APRA Chairman Wayne Byres set tongues wagging in April when he scrapped the restrictions placed on investor and interest-only loans in 2014. Photo: Louie Douvis
Byres says he thinks the temporary measure has served its purpose, and that a “more permanent” plan will follow in the wake of a damning royal commission into banking.
Different is unlikely to be better for investors looking for a mortgage, according to UBS and JP Morgan economists, who see the mortgage market as in line for a shake-up.
“We have emphasised that likely removal of that measure should not be viewed as an easing of conditions, given that the tighter loan criteria that have generated weaker house price and credit growth outcomes are here to stay,” JP Morgan economist Ben Jarman says in response to the news.
“APRA’s press release confirms this, and now suggests that even tougher measures are being introduced, with loan/debt to income restrictions now being developed.”
Watch this space.
Rates: RBA rates expected to remain on hold
Amid all this action, the Reserve Bank has been holding tight, keeping interest rates on hold in its longest-period without a hike or cut in 22 years.
And, while almost no consensus exists between the economists, few expect a move any time soon.
The RBA has kept interest rates on hold for its longest period in 22 years.

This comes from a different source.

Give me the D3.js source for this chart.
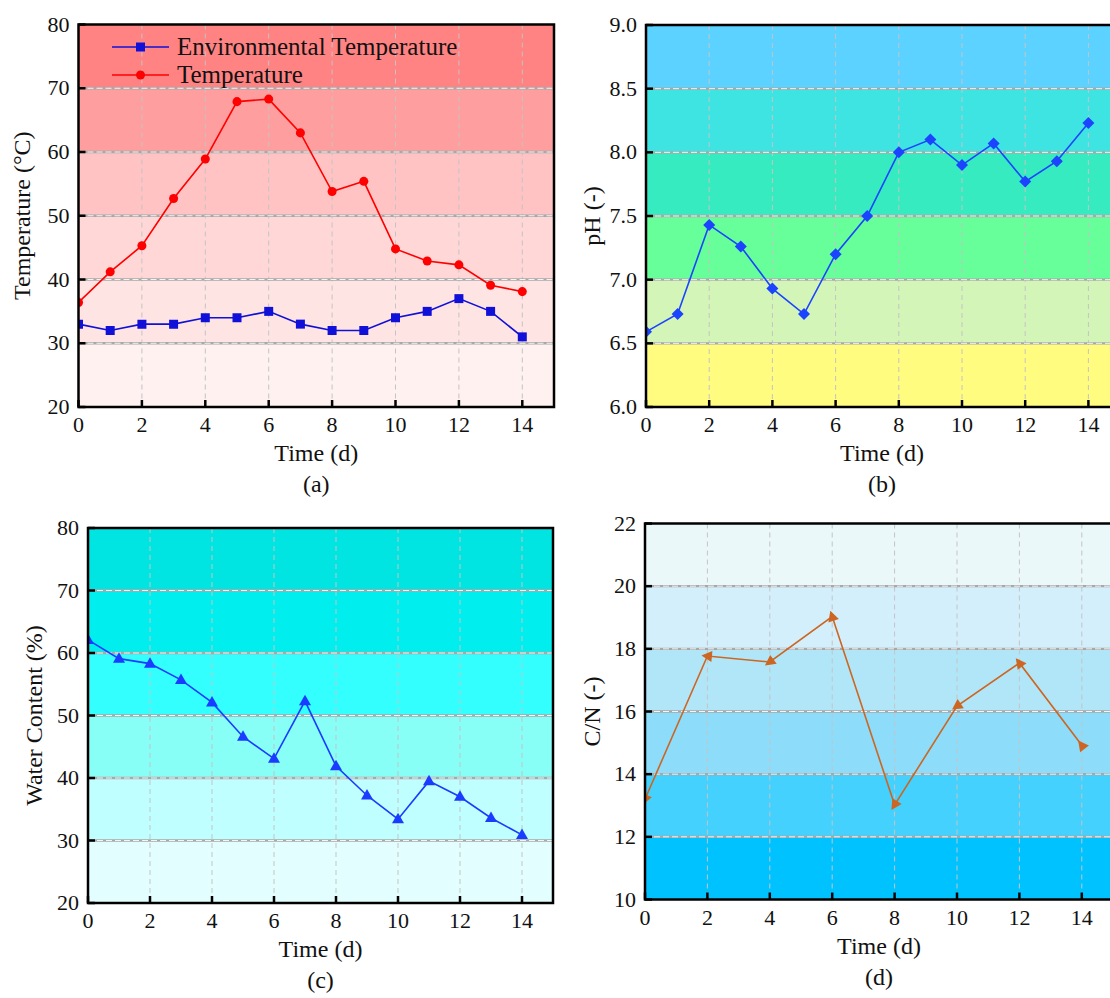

Photo: Rick Rycroft
Specifically, Commonwealth Bank expects it this year, UBS predicts late 2019, and AMP forecasts no move until 2020.
“We had been expecting the RBA to start raising rates in early 2019 but with the further tightening of bank-lending standards effectively doing the RBA’s work for it and growth likely to remain below three per cent and inflation around two per cent for now we don’t see an RBA tightening until sometime in 2020,” Dr Oliver forecasts.
However, clearly, the property market isn’t short of key players while the Reserve Bank sits on the sidelines.